Одну из универсальных в русской культуре Серебряного века тенденцию — стремление к синтезу — можно рассматривать как сложный динамический полилог с самыми различными культурными традициями.

Н. Гумилев имел возможность познакомиться с творчеством П. Гогена и в России, где его картины стали появляться начиная с 1904 г., и в Париже, куда сам поэт приехал в 1906 г. Н. Гумилев, как известно, во время путешествия в 1913 г. в Абиссинию и Сомали вел подробный дневник, обнаруженный исследователями через четверть века.
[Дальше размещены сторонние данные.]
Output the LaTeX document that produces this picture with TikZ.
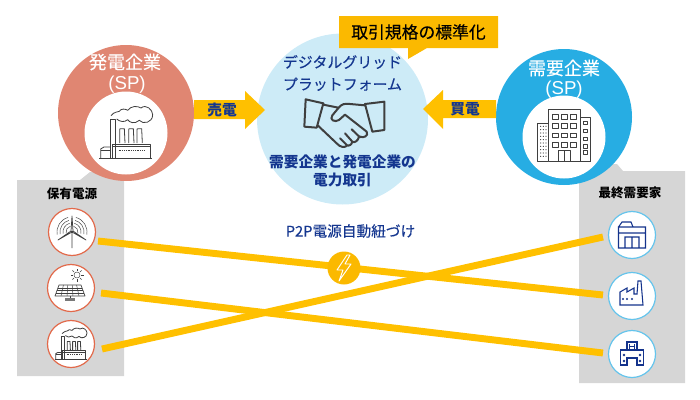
\documentclass[tikz,border=0pt]{standalone}
\usepackage{fontspec}
\setmainfont{Noto Sans CJK JP}
\newfontfamily\medfont[FakeBold=.25]{Noto Sans CJK JP}
\newfontfamily\latinfont{Liberation Sans}
\usetikzlibrary{arrows.meta}
\definecolor{salmon}{HTML}{E08672}
\definecolor{salmonline}{HTML}{E2694A}
\definecolor{skyb}{HTML}{27ADE3}
\definecolor{paleb}{HTML}{CDEBF7}
\definecolor{ylw}{HTML}{FFC000}
\definecolor{ylwb}{HTML}{FBB900}
\definecolor{navy}{HTML}{14368F}
\definecolor{panelg}{HTML}{D6D6D6}
\definecolor{icong}{HTML}{3F3F3F}
\definecolor{iconb}{HTML}{14338C}
\definecolor{ringb}{HTML}{64C4EC}
\newcommand{\fpx}[2]{\fontsize{#1pt}{#2pt}\selectfont}
\tikzset{
 disc/.style={circle,inner sep=0pt,minimum size=#1*.75pt},
 bigdisc/.style={disc=136},
 reddisc/.style={bigdisc,fill=salmon},
 bluedisc/.style={bigdisc,fill=skyb},
 whitedisc/.style={disc=83,fill=white},
 ringr/.style={disc=47,fill=white,draw=salmonline,line width=.9pt},
 ringbl/.style={disc=47,fill=white,draw=ringb,line width=.9pt},
 panel/.style={fill=panelg},
 flowline/.style={draw=ylw,line width=5.2pt},
 blockarrow/.style={fill=ylw},
 title/.style={text=white,font=\fpx{13.5}{16}\medfont},
 sptitle/.style={text=white,font=\fpx{14}{16}\latinfont},
 navylabel/.style={text=navy,font=\fpx{11}{14}\bfseries,align=center},
 paneltitle/.style={text=black,font=\fpx{9.4}{12}\bfseries},
 iconline/.style={draw=icong,line width=.6pt,line join=round},
 iconthin/.style={draw=icong,line width=.35pt,line join=round},
 iconblue/.style={draw=iconb,line width=.8pt,line join=miter},
}
% drawn in 3x zoom pixels around the icon centre
\newcommand{\plant}[3]{%
 \begin{scope}[shift={(#1,#2)},x=#3*.25pt,y=-#3*.25pt]
  \draw[iconline] (-81,75)--(79,75);
  \draw[iconline] (-48,75)--(-48,-40)--(-31,-40)--(-31,75);
  \draw[iconline] (-19,30)--(-19,-12)--(-14,-13)--(-5,-13)--(-3,30);
  \draw[iconline] (8,30)--(8,-12)--(13,-13)--(22,-13)--(24,30);
  \draw[iconline] (33,30)--(33,-12)--(38,-13)--(47,-13)--(49,30);
  \draw[iconline] (-41,75)--(-41,33)--(72,33)--(72,75);
  \draw[iconline] (-41,40)--(72,40);
  \draw[iconline] (-48,42)--(-66,42)--(-76,48)--(-76,75);
  \draw[iconline] (-76,52)--(-48,52);
  \draw[iconthin,densely dotted,line width=#3*1pt] (-22,53)--(56,53);
  \draw[iconline] (-45,-52) .. controls (-35,-65) and (-25,-62) .. (-20,-65) .. controls (-15,-75) and (0,-72) .. (5,-68) .. controls (15,-82) and (35,-82) .. (45,-75)
   .. controls (60,-88) and (80,-70) .. (80,-55) .. controls (80,-30) and (50,-25) .. (40,-38) .. controls (25,-25) and (10,-32) .. (5,-40) .. controls (-5,-30) and (-20,-35) .. (-28,-42);
 \end{scope}}
\begin{document}
\begin{tikzpicture}[x=.75pt,y=-.75pt]
\useasboundingbox (0,0) rectangle (700,400);
% grey panels
\path[panel] (17,180)--(80,180)--(90,172)--(124,172)--(124,376)--(17,376)--cycle;
\path[panel] (579,171)--(579,383)--(685,383)--(685,171)--(623,171)--(617,164)--(590,164)--cycle;
% main discs
\node[reddisc]  (gen) at (126,113) {};
\node[bluedisc] (dem) at (564,117) {};
\node[disc=171,fill=paleb] (hub) at (342.5,119) {};
\node[whitedisc] (genw) at (126,133) {};
\node[whitedisc] (demw) at (564,137) {};
% labels
\node[title] (gent) at (125,62) {発電企業};
\node[sptitle] (gens) at (127,85) {(SP)};
\node[title] (demt) at (564,68) {需要企業};
\node[sptitle] (dems) at (564,90) {(SP)};
\node[text=navy,font=\fpx{11.2}{16.5}\medfont,align=center] (hubt) at (342.5,73) {デジタルグリッド\\プラットフォーム};
\node[navylabel] (hubb) at (342.5,171) {需要企業と発電企業の\\電力取引};
% block arrows
\path[blockarrow] (194,100)--(245,100)--(245,91)--(265,110)--(245,129)--(245,119)--(194,119)--cycle;
\path[blockarrow] (496,100)--(443,100)--(443,90)--(423,109)--(443,129)--(443,118)--(496,118)--cycle;
\node[navylabel] (sell) at (222,110) {売電};
\node[navylabel] (buy) at (465,109) {買電};
% callout
\path[fill=ylwb] (339,16)--(498,16)--(498,48)--(427,48)--(408,59)--(408,48)--(339,48)--cycle;
\node[font=\fpx{12.6}{16}\medfont,text=black] (std) at (418.5,32) {取引規格の標準化};
% panel titles
\node[paneltitle] (own) at (72,194) {保有電源};
\node[paneltitle] (end) at (630,193) {最終需要家};
% P2P label
\node[text=navy,font=\fpx{11}{13}\medfont] (p2p) at (350.5,231) {P2P電源自動紐づけ};
% end points of the links
\coordinate (a1) at (98,241); \coordinate (b1) at (603,295);
\coordinate (a2) at (101,293); \coordinate (b2) at (603,353);
\coordinate (a3) at (102,349); \coordinate (b3) at (603,237);
\draw[flowline] (a1)--(b1);
\draw[flowline] (a2)--(b2);
\draw[flowline] (a3)--(b3);
% bolt
\node[disc=33,fill=ylwb] (bolt) at (344,268) {};
\begin{scope}[shift={(bolt.center)}]
 \draw[white,line width=.7pt,line join=round] (3,-13)--(-7,2)--(-1,2)--(-5,13)--(7,-4)--(1,-4)--(6,-13)--cycle;
\end{scope}
% small discs
\node[ringr] (wind) at (72,232) {};
\node[ringr] (solar) at (71,288) {};
\node[ringr] (therm) at (71,344) {};
\node[ringbl] (shop) at (632,235) {};
\node[ringbl] (fact) at (632,296) {};
\node[ringbl] (hosp) at (632,354) {};
% plant icons
\plant{126}{133}{1}
\plant{71}{344}{.6}
% handshake
\begin{scope}[shift={(295,90)},x=.25pt,y=-.25pt]
 \draw[draw=icong,line width=1.5pt,line join=round,line cap=round]
  (32,28)--(85,40)--(65,113)--(28,110)--cycle
  (210,42)--(268,35)--(268,120)--(232,125)--cycle
  (85,44)--(130,53)
  (210,46)--(165,42) .. controls (150,40) and (140,42) .. (132,52)--(112,76) .. controls (102,90) and (120,98) .. (132,90)--(150,74)--(215,125) .. controls (222,138) and (205,145) .. (195,140)
  (68,106)--(125,160) .. controls (135,172) and (150,175) .. (158,165)
  (195,142)--(170,118)
  (192,140) .. controls (190,152) and (178,160) .. (172,155)--(150,130)
  (172,155) .. controls (170,165) and (160,170) .. (155,165)--(135,145);
\end{scope}
% building
\begin{scope}[shift={(564,137)},x=.25pt,y=-.25pt]
 \draw[iconline] (-47,-82) rectangle (48,72);
 \foreach \yy in {-68,-40,-12,16}
  \foreach \xx in {-34,-7,20} \draw[iconline] (\xx,\yy) rectangle ++(16,14);
 \draw[iconline] (-17,72)--(-17,40)--(18,40)--(18,72) (0,40)--(0,72);
 \draw[iconline] (48,-58)--(80,-58)--(80,72) (48,72)--(80,72);
 \foreach \yy in {-48,-24,0,22,40} \draw[iconline] (58,\yy) rectangle ++(11,11);
 \draw[iconline] (-47,-40)--(-80,-40)--(-80,72)--(-47,72);
 \foreach \yy in {-32,-22,...,60} \foreach \xx in {-70,-62,-54} \fill[icong] (\xx,\yy) circle (1.9);
\end{scope}
% wind turbine
\begin{scope}[shift={(wind.center)}]
 \draw[iconthin,line width=.55pt] (0,0)--(0,16) (0,0)--(-1,-1)--(0,-16)--(1,-1)--cycle
  (0,0)--(-14,8)--(-1,-1) (0,0)--(14,8)--(1,-1);
 \foreach \rr in {6,9,12,15}{
  \draw[iconthin] (-\rr*.26,-\rr*.97) arc[start angle=-105,end angle=-190,radius=\rr];
  \draw[iconthin] (\rr*.26,-\rr*.97) arc[start angle=-75,end angle=10,radius=\rr];
 }
\end{scope}
% solar panel
\begin{scope}[shift={(solar.center)}]
 \draw[iconthin,line width=.5pt] (-12,-3)--(10,-3)--(14,8)--(-16,8)--cycle;
 \foreach \t in {.25,.5,.75} \draw[iconthin] ({-12-4*\t},{-3+11*\t})--({10+4*\t},{-3+11*\t});
 \foreach \t in {.2,.4,.6,.8} \draw[iconthin] ({-12+22*\t},-3)--({-16+30*\t},8);
 \draw[iconthin] (-1,8)--(-1,10);
 \fill[icong!70] (-6,10) rectangle (4,13);
 \draw[iconthin] (6,-13) circle (3);
 \foreach \a in {0,45,...,315} \draw[iconthin] (6,-13) ++(\a:4.2)--++(\a:2.3);
\end{scope}
% customer icons
\begin{scope}[shift={(shop.center)}]
 \draw[iconblue] (-13.5,-8)--(-13.5,13)--(13.5,13)--(13.5,-8)--cycle
  (-13.5,-2)--(13.5,-2)
  (-13.5,-8)--(-10,-13)--(-1,-13)--(1,-8)
  (-7,13)--(-7,2)--(7,2)--(7,13) (0,2)--(0,13);
\end{scope}
\begin{scope}[shift={(fact.center)}]
 \draw[iconblue] (-12,9)--(-12,-4)--(-5,-8)--(-5,-4)--(2,-8)--(2,-2)--(5,-2)--(6,-15)--(9,-15)--(11,9)--cycle;
 \foreach \xx in {-9,-5,0} \fill[iconb] (\xx,3) circle (1.2);
\end{scope}
\begin{scope}[shift={(hosp.center)}]
 \draw[iconblue] (-5,-4)--(-5,-12)--(5,-12)--(5,-4);
 \draw[iconblue,line width=.55pt] (-2.5,-10)--(-2.5,-5) (2.5,-10)--(2.5,-5) (-2.5,-7.5)--(2.5,-7.5);
 \draw[iconblue] (-11.5,-4)--(11.5,-4)--(11.5,11)--(5,11)--(5,4)--(-5,4)--(-5,11)--(-11.5,11)--cycle;
 \foreach \xx/\yy in {-8/1,8/1,-8/7,8/7} \fill[iconb] (\xx,\yy) circle (1.4);
\end{scope}
\end{tikzpicture}
\end{document}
А в 1914 г. в России был опубликован дневник П. Гогена «Ноа-Ноа» («Благоуханная земля»), где художник, обладавший прекрасным писательским даром, талантливо и поэтично передает впечатления (несомненно, идеализированные) от своего путешествия на острова Полинезии.

Контекстно-герменевтический культурологический подход позволяет нам обнаружить близость психологических типов двух художников, глубинные перекрестки в семантике их жизнетворческих стратегий и эстетических устремлений. Оба они дети своей эпохи. Их индивидуальные творческие поиски выразили процессы, характерные для динамики художественного и в целом культурного сознания конца XIX — начала XX в. в Западной Европе и России. Поль Гоген раньше, а Николай Гумилев позднее стремились через обновление языка искусства к выработке новых духовных смыслов в своем творчестве.

Идеи немецких романтиков и Ф. Ницше о сознательном жизнетворчестве, авторстве своей судьбы повлияли на соловьевскую концепцию искусства- жизнестроения — типичное проявление синтетической устремленности культуры Серебряного века. Поль Гоген не был знаком с идеями В. Соловьева, но духовно-эстетические интенции Ф. Ницше, опосредованно, через весь сложный механизм западноевропейской культуры, формировали алгоритм его творческого поведения.

Жизнетворческий синтез, реализующийся на уровне индивидуально-личностном, отчетливо воплощается в духовно-нравственных и эстетических поисках ключевых персон эпохи. Здесь важно подчеркнуть связь синтетизма и мифа. Синтетические структуры изначально складываются как универсальное средство мифологизации человеческого бытия. По своей утопической ориентации синтез соприроден мифу. Миф размыкает мир вечных аксиологических ценностей в мир повседневный. Способ синтетического миропредставления снимает противоречия между идеальной картиной мира и реальностью. Речь идет о том, что мифопоэтические символы, органично включенные в стратегию жизнетворчества, не иллюстрируют миф, а актуализируют идеальное начало тут и сейчас, осуществляют в реальности связь субъекта мифотворчества с Абсолютом. Синтетический образ включается в мистическую и эстетическую иерархию взаимосвязанных смыслов, визуально-семантических уровней мироздания, строит миф, поскольку складывается «как реально зримое воплощение мифологизированных пространственно-временных представлений об идеале» [Гашева, с. 262].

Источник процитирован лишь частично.